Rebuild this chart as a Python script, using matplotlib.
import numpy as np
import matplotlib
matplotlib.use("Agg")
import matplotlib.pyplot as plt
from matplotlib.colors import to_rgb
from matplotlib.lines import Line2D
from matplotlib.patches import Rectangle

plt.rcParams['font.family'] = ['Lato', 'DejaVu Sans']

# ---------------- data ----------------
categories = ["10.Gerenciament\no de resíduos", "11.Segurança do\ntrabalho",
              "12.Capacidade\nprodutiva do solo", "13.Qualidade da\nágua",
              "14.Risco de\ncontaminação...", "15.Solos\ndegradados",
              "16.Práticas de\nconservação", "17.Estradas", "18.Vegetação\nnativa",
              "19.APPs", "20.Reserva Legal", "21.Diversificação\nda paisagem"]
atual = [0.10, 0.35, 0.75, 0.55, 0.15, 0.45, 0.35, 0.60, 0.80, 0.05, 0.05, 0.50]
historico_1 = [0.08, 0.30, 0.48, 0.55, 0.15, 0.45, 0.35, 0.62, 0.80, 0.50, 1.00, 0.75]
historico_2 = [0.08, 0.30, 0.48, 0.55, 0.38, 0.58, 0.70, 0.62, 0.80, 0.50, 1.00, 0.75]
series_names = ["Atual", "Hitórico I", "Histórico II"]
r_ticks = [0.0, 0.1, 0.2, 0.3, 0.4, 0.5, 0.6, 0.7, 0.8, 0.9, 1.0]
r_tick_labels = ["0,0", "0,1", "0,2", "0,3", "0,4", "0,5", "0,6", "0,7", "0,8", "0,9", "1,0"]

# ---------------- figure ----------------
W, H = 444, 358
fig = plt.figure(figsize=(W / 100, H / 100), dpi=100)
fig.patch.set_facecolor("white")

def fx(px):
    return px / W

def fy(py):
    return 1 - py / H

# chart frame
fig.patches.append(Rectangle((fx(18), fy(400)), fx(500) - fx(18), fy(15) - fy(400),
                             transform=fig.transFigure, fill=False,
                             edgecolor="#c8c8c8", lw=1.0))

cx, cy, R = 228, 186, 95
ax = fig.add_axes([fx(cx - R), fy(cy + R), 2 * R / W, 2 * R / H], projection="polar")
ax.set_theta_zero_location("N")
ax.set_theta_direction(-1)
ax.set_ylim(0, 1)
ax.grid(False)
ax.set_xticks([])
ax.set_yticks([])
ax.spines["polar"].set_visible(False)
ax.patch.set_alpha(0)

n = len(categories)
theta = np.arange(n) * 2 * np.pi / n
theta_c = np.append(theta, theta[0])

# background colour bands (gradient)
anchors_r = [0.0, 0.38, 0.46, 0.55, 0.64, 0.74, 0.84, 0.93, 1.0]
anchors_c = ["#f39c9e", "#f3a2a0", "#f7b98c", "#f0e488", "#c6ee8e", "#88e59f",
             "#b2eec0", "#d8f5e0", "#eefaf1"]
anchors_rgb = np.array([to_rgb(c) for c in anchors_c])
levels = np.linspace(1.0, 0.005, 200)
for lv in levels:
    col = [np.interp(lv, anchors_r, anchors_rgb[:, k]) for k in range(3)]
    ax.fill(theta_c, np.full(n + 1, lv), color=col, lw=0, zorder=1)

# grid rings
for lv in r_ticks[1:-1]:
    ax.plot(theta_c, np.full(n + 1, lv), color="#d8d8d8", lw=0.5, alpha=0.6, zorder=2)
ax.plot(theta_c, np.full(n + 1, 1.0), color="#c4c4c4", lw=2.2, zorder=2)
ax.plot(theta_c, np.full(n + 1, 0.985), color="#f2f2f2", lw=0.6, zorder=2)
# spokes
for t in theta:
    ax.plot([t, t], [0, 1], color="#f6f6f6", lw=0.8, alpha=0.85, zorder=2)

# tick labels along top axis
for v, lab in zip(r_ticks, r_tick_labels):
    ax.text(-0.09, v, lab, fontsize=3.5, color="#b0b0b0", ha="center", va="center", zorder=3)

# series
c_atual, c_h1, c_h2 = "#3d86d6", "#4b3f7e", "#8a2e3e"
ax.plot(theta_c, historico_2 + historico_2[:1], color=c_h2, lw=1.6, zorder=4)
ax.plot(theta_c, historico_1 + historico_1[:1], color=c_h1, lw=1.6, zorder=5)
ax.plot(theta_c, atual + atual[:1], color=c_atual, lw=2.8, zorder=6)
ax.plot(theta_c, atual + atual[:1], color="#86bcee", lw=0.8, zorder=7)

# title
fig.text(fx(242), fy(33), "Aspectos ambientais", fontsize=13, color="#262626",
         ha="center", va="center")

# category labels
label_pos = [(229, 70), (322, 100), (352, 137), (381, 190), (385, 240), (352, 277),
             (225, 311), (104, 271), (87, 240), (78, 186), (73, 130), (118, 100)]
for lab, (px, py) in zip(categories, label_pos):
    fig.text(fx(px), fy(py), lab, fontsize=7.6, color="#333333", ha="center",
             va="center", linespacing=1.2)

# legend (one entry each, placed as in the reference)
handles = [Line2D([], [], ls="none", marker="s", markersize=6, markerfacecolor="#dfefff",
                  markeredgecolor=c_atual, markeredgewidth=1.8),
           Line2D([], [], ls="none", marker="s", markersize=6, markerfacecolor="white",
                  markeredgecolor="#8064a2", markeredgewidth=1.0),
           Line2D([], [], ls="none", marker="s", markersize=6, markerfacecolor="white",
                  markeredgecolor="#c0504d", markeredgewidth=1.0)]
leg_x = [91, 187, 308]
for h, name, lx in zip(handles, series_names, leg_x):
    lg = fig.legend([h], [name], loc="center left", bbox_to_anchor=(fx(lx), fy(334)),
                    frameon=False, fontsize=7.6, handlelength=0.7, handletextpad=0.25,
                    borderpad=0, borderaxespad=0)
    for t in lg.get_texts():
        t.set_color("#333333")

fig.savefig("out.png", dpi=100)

- **Do this**
Give the material above again, word for word.

- **In response**
Rebuild this chart as a Python script, using matplotlib.
import numpy as np
import matplotlib
matplotlib.use("Agg")
import matplotlib.pyplot as plt
from matplotlib.colors import to_rgb
from matplotlib.lines import Line2D
from matplotlib.patches import Rectangle

plt.rcParams['font.family'] = ['Lato', 'DejaVu Sans']

# ---------------- data ----------------
categories = ["10.Gerenciament\no de resíduos", "11.Segurança do\ntrabalho",
              "12.Capacidade\nprodutiva do solo", "13.Qualidade da\nágua",
              "14.Risco de\ncontaminação...", "15.Solos\ndegradados",
              "16.Práticas de\nconservação", "17.Estradas", "18.Vegetação\nnativa",
              "19.APPs", "20.Reserva Legal", "21.Diversificação\nda paisagem"]
atual = [0.10, 0.35, 0.75, 0.55, 0.15, 0.45, 0.35, 0.60, 0.80, 0.05, 0.05, 0.50]
historico_1 = [0.08, 0.30, 0.48, 0.55, 0.15, 0.45, 0.35, 0.62, 0.80, 0.50, 1.00, 0.75]
historico_2 = [0.08, 0.30, 0.48, 0.55, 0.38, 0.58, 0.70, 0.62, 0.80, 0.50, 1.00, 0.75]
series_names = ["Atual", "Hitórico I", "Histórico II"]
r_ticks = [0.0, 0.1, 0.2, 0.3, 0.4, 0.5, 0.6, 0.7, 0.8, 0.9, 1.0]
r_tick_labels = ["0,0", "0,1", "0,2", "0,3", "0,4", "0,5", "0,6", "0,7", "0,8", "0,9", "1,0"]

# ---------------- figure ----------------
W, H = 444, 358
fig = plt.figure(figsize=(W / 100, H / 100), dpi=100)
fig.patch.set_facecolor("white")

def fx(px):
    return px / W

def fy(py):
    return 1 - py / H

# chart frame
fig.patches.append(Rectangle((fx(18), fy(400)), fx(500) - fx(18), fy(15) - fy(400),
                             transform=fig.transFigure, fill=False,
                             edgecolor="#c8c8c8", lw=1.0))

cx, cy, R = 228, 186, 95
ax = fig.add_axes([fx(cx - R), fy(cy + R), 2 * R / W, 2 * R / H], projection="polar")
ax.set_theta_zero_location("N")
ax.set_theta_direction(-1)
ax.set_ylim(0, 1)
ax.grid(False)
ax.set_xticks([])
ax.set_yticks([])
ax.spines["polar"].set_visible(False)
ax.patch.set_alpha(0)

n = len(categories)
theta = np.arange(n) * 2 * np.pi / n
theta_c = np.append(theta, theta[0])

# background colour bands (gradient)
anchors_r = [0.0, 0.38, 0.46, 0.55, 0.64, 0.74, 0.84, 0.93, 1.0]
anchors_c = ["#f39c9e", "#f3a2a0", "#f7b98c", "#f0e488", "#c6ee8e", "#88e59f",
             "#b2eec0", "#d8f5e0", "#eefaf1"]
anchors_rgb = np.array([to_rgb(c) for c in anchors_c])
levels = np.linspace(1.0, 0.005, 200)
for lv in levels:
    col = [np.interp(lv, anchors_r, anchors_rgb[:, k]) for k in range(3)]
    ax.fill(theta_c, np.full(n + 1, lv), color=col, lw=0, zorder=1)

# grid rings
for lv in r_ticks[1:-1]:
    ax.plot(theta_c, np.full(n + 1, lv), color="#d8d8d8", lw=0.5, alpha=0.6, zorder=2)
ax.plot(theta_c, np.full(n + 1, 1.0), color="#c4c4c4", lw=2.2, zorder=2)
ax.plot(theta_c, np.full(n + 1, 0.985), color="#f2f2f2", lw=0.6, zorder=2)
# spokes
for t in theta:
    ax.plot([t, t], [0, 1], color="#f6f6f6", lw=0.8, alpha=0.85, zorder=2)

# tick labels along top axis
for v, lab in zip(r_ticks, r_tick_labels):
    ax.text(-0.09, v, lab, fontsize=3.5, color="#b0b0b0", ha="center", va="center", zorder=3)

# series
c_atual, c_h1, c_h2 = "#3d86d6", "#4b3f7e", "#8a2e3e"
ax.plot(theta_c, historico_2 + historico_2[:1], color=c_h2, lw=1.6, zorder=4)
ax.plot(theta_c, historico_1 + historico_1[:1], color=c_h1, lw=1.6, zorder=5)
ax.plot(theta_c, atual + atual[:1], color=c_atual, lw=2.8, zorder=6)
ax.plot(theta_c, atual + atual[:1], color="#86bcee", lw=0.8, zorder=7)

# title
fig.text(fx(242), fy(33), "Aspectos ambientais", fontsize=13, color="#262626",
         ha="center", va="center")

# category labels
label_pos = [(229, 70), (322, 100), (352, 137), (381, 190), (385, 240), (352, 277),
             (225, 311), (104, 271), (87, 240), (78, 186), (73, 130), (118, 100)]
for lab, (px, py) in zip(categories, label_pos):
    fig.text(fx(px), fy(py), lab, fontsize=7.6, color="#333333", ha="center",
             va="center", linespacing=1.2)

# legend (one entry each, placed as in the reference)
handles = [Line2D([], [], ls="none", marker="s", markersize=6, markerfacecolor="#dfefff",
                  markeredgecolor=c_atual, markeredgewidth=1.8),
           Line2D([], [], ls="none", marker="s", markersize=6, markerfacecolor="white",
                  markeredgecolor="#8064a2", markeredgewidth=1.0),
           Line2D([], [], ls="none", marker="s", markersize=6, markerfacecolor="white",
                  markeredgecolor="#c0504d", markeredgewidth=1.0)]
leg_x = [91, 187, 308]
for h, name, lx in zip(handles, series_names, leg_x):
    lg = fig.legend([h], [name], loc="center left", bbox_to_anchor=(fx(lx), fy(334)),
                    frameon=False, fontsize=7.6, handlelength=0.7, handletextpad=0.25,
                    borderpad=0, borderaxespad=0)
    for t in lg.get_texts():
        t.set_color("#333333")

fig.savefig("out.png", dpi=100)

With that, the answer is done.